Drought drives up business for water witcher

As the drought continues, some farmers are turning to an old way to find water.
March 3, 2014 9:12:28 PM PST
As the drought continues, some farmers are turning to an old way to find water. It's a method scientists have long dismissed, but one water witcher says his phone has been ringing off the hook.

Jim Barbour runs a vineyard in Napa. He recently had Marc Mondavi help locate a spot to drill a well.

"This guy's walking down the road and he's trying to find water and he's talking to his rods, OK well, there's a little something strange about that," Barbour said.

Barbour was a skeptic, but these days he trusts his friend's water witching talents.
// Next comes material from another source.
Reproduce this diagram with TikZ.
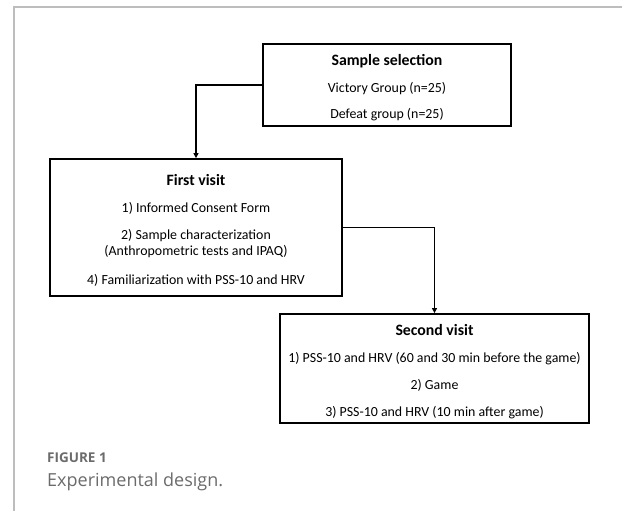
\documentclass[tikz,border=0pt]{standalone}
\usepackage{fontspec}
\setmainfont{Carlito}
\newfontfamily\capfont{Open Sans}
\usetikzlibrary{arrows.meta,positioning}
\definecolor{FrameClr}{rgb}{0.74,0.74,0.74}
\definecolor{CapClr}{rgb}{0.42,0.42,0.42}
\newcommand{\boxtitle}[1]{{\fontsize{15.8}{17}\selectfont\bfseries\rule{0pt}{17pt}#1}}

\begin{document}
\begin{tikzpicture}[x=1pt,y=-1pt,
  stagebox/.style={draw=black,line width=1.8pt,inner sep=0pt,align=center,
    font=\fontsize{13.9}{15.5}\selectfont},
  link/.style={line width=1.4pt,-{Triangle[length=5pt,width=5pt]}}]
\useasboundingbox (0,0) rectangle (622,511);

% gray frame of the figure
\draw[FrameClr,line width=1.5pt] (14,511) -- (14,7) -- (622,7);

\node[stagebox,minimum width=248pt,minimum height=82pt] (sel) at (387,85)
  {\boxtitle{Sample selection}\\[11pt]
   Victory Group (n=25)\\[11pt]
   Defeat group (n=25)};

\node[stagebox,minimum width=292pt,minimum height=137pt] (v1) at (196,227.5)
  {\boxtitle{First visit}\\[11pt]
   1) Informed Consent Form\\[12pt]
   2) Sample characterization\\
   (Anthropometric tests and IPAQ)\\[14pt]
   4) Familiarization with PSS-10 and HRV};

\node[stagebox,minimum width=309pt,minimum height=109pt] (v2) at (434.5,368.5)
  {\boxtitle{Second visit}\\[11.5pt]
   1) PSS-10 and HRV (60 and 30 min before the game)\\[11.5pt]
   2) Game\\[11.5pt]
   3) PSS-10 and HRV (10 min after game)};

\draw[link] (sel.west) -| (v1.north);
\draw[link] (v1.east) -| (v2.north);

% caption
\node[anchor=base west,inner sep=0pt,text=CapClr,font=\capfont\fontsize{13.5}{15}\selectfont\bfseries] (fig) at (47,462) {FIGURE 1};
\node[anchor=base west,inner sep=0pt,text=CapClr,font=\capfont\fontsize{18}{21}\selectfont] (cap) at (47,486) {Experimental design.};
\end{tikzpicture}
\end{document}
And he's not alone. Mondavi is best known as a wine maker and even has a label based on his divining-rod side job. With area reservoirs are at such record lows, property owners are trying to tap other sources.

"I already got a letter for one of my properties that said 'you're getting half the water that you normally get,' and there's other water districts that are saying you're getting no water," Mondavi said.

Mondavi and his copper rods have been really busy because of the drought he says he's found plenty of water in properties throughout the area. Finding the water, he says, is easy. But drilling for it is another problem.

"There are so many people who are wanting to drill wells now, we've got a backup of maybe three months before we can get a well driller to drill the well," Barbour said.

If the drought continues, Mondavi figures he's going to stay busy.

"Water's going to be the next oil in California," he said.